Сколь ни был я удивлен, его дерзость привела меня в восхищение.
— «Терминус Эст», — ответил я и развернул к нему лезвие, чтобы он мог прочесть надпись.
— «Се Есть Черта Разделяющая». Прекрасно сказано, тем более что изречение прочитано здесь и сейчас, ибо наше время есть граница между старым и новым, и грянут невиданные в нашем мире перемены. Моего друга зовут Пьятон, но это имя, боюсь, значит не особенно много. Твоему он годится разве только в слуги, хотя как воин он, может, и превосходит твоего.
Услыхав свое имя, вторая голова широко раскрыла глаза, которые до сих пор были полуприкрыты, и уставилась на меня. Губы шевельнулись, словно она хотела что-то сказать, но не издали ни звука. Я решил, что эта голова страдает идиотизмом.
— Можешь спрятать свой меч. Я, как видишь, безоружен, хоть и имею лишнюю голову; как бы то ни было, я не желаю тебе зла.

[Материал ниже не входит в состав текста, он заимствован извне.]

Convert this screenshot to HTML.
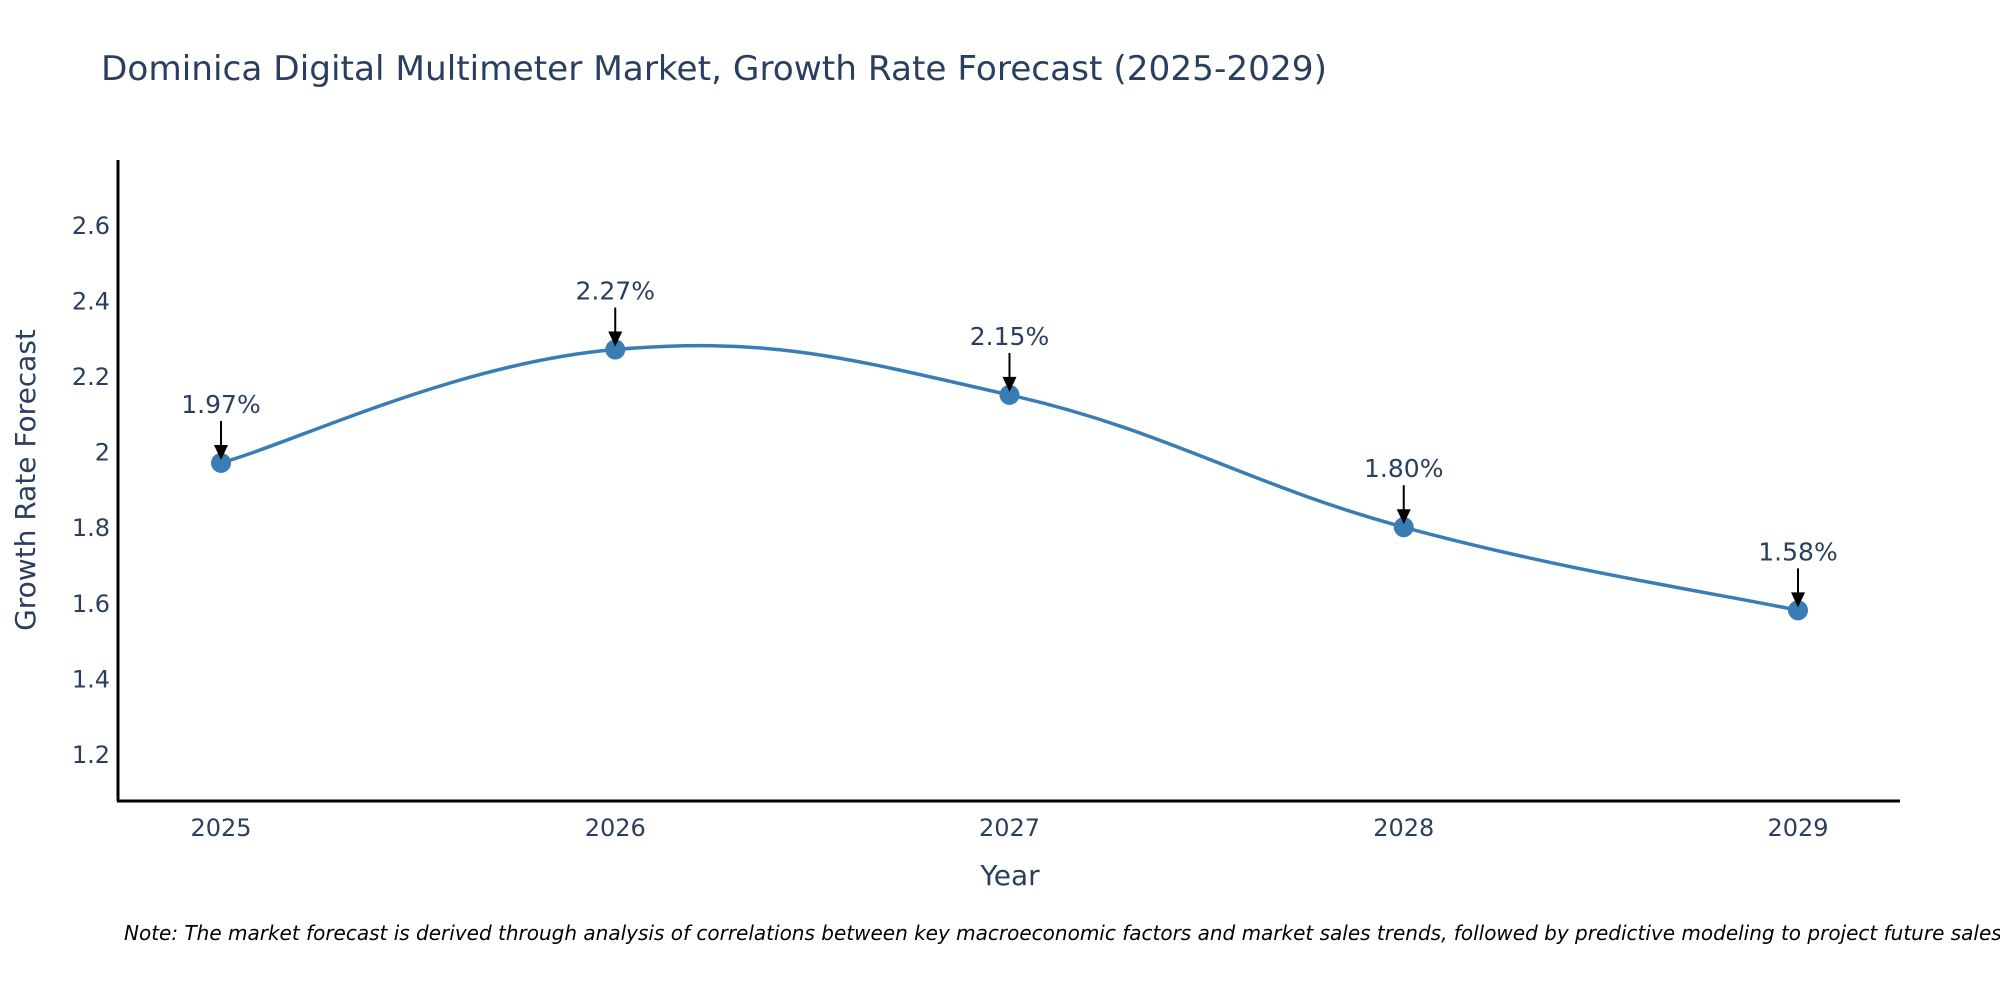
<!DOCTYPE html>
<html><head><meta charset="utf-8"><style>
body{margin:0;background:#fff;font-family:"Liberation Sans","DejaVu Sans",sans-serif}
</style></head><body>
<svg width="2000" height="1000" xmlns="http://www.w3.org/2000/svg" style="font-family:'DejaVu Sans','Liberation Sans',sans-serif">
<text x="101" y="80" font-size="34" fill="#2a3f5f" textLength="1226" lengthAdjust="spacingAndGlyphs">Dominica Digital Multimeter Market, Growth Rate Forecast (2025-2029)</text>
<g id="yticks"></g>
<g id="xticks"></g>
<path id="line" fill="none" stroke="#3a7db5" stroke-width="3.5"/>
<g id="pts"></g>
<line x1="118" y1="160" x2="118" y2="801" stroke="#000" stroke-width="3"/>
<line x1="117" y1="801" x2="1900" y2="801" stroke="#000" stroke-width="3"/>
<text transform="translate(35,480) rotate(-90)" text-anchor="middle" font-size="28" fill="#2a3f5f">Growth Rate Forecast</text>
<text x="1010" y="885" text-anchor="middle" font-size="28" fill="#2a3f5f">Year</text>
<text x="124" y="940" font-size="20" font-style="italic" fill="#000">Note: The market forecast is derived through analysis of correlations between key macroeconomic factors and market sales trends, followed by predictive modeling to project future sales.</text>
</svg>
<script>
const years=[2025,2026,2027,2028,2029];
const values=[1.97,2.27,2.15,1.80,1.58];
const labels=["1.97%","2.27%","2.15%","1.80%","1.58%"];
const yTicks=[1.2,1.4,1.6,1.8,2,2.2,2.4,2.6];
const NS="http://www.w3.org/2000/svg";
const X=v=>221+(v-2025)*394.25;
const Y=v=>754-(v-1.2)*378;
function mk(t,a,p){const e=document.createElementNS(NS,t);for(const k in a)e.setAttribute(k,a[k]);p.appendChild(e);return e;}
const yt=document.getElementById('yticks');
yTicks.forEach(v=>{const t=mk('text',{x:110,y:Y(v)+9,'text-anchor':'end','font-size':24,fill:'#2a3f5f'},yt);t.textContent=String(v);

});
const xt=document.getElementById('xticks');
years.forEach(v=>{const t=mk('text',{x:X(v),y:836,'text-anchor':'middle','font-size':24,fill:'#2a3f5f'},xt);t.textContent=String(v);

});
const P=years.map((y,i)=>[X(y),Y(values[i])]);
let d=`M${P[0][0]},${P[0][1]}`;const s=0.2;
for(let i=0;i<P.length-1;i++){const p0=P[Math.max(0,i-1)],p1=P[i],p2=P[i+1],p3=P[Math.min(P.length-1,i+2)];
const c1=[p1[0]+(p2[0]-p0[0])*s,p1[1]+(p2[1]-p0[1])*s],c2=[p2[0]-(p3[0]-p1[0])*s,p2[1]-(p3[1]-p1[1])*s];
d+=` C${c1[0]},${c1[1]} ${c2[0]},${c2[1]} ${p2[0]},${p2[1]}`;}
document.getElementById('line').setAttribute('d',d);
const g=document.getElementById('pts');
P.forEach((p,i)=>{
const c=mk('circle',{cx:p[0],cy:p[1],r:10,fill:'#3a7db5'},g);


const l=mk('line',{x1:p[0],y1:p[1]-42,x2:p[0],y2:p[1]-16,stroke:'#000','stroke-width':2},g);


const a=mk('polygon',{points:`${p[0]-7},${p[1]-18} ${p[0]+7},${p[1]-18} ${p[0]},${p[1]-3}`,fill:'#000'},g);


const t=mk('text',{x:p[0],y:p[1]-50,'text-anchor':'middle','font-size':25,fill:'#2a3f5f'},g);t.textContent=labels[i];


});
</script>
</body></html>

С этими словами он поднял руки и повернулся сначала в одну сторону, потом в другую, дабы я мог убедиться, что он совершенно наг, что, впрочем, и без того было видно.
— Не сын ли ты того мертвого человека, которого я видел в круглом доме? — осведомился я, убирая «Терминус Эст» в ножны.
Он шагнул ко мне.
— Ничуть не бывало. Я и есть тот самый человек. Из глубины моей памяти, словно из бурых вод Птичьего Озера, возникла Доркас, и я ощутил, как ее мертвая рука хватает мою.
— И я вернул тебя к жизни? — вырвалось у меня.
— Скажем лучше, что ты меня разбудил. Ты думал, что я мертв, а я лишь высох от жажды. Я напился и, как видишь, ожил. Вода дает жизнь, выкупаться — значит, возродиться.
— Все это замечательно, коли ты не лжешь, однако я сам умираю от жажды и не в состоянии думать ни о чем другом. Ты сказал, что напился, и говоришь со мной, как друг. Прошу тебя, докажи свою дружбу. Я очень давно не ел и не пил.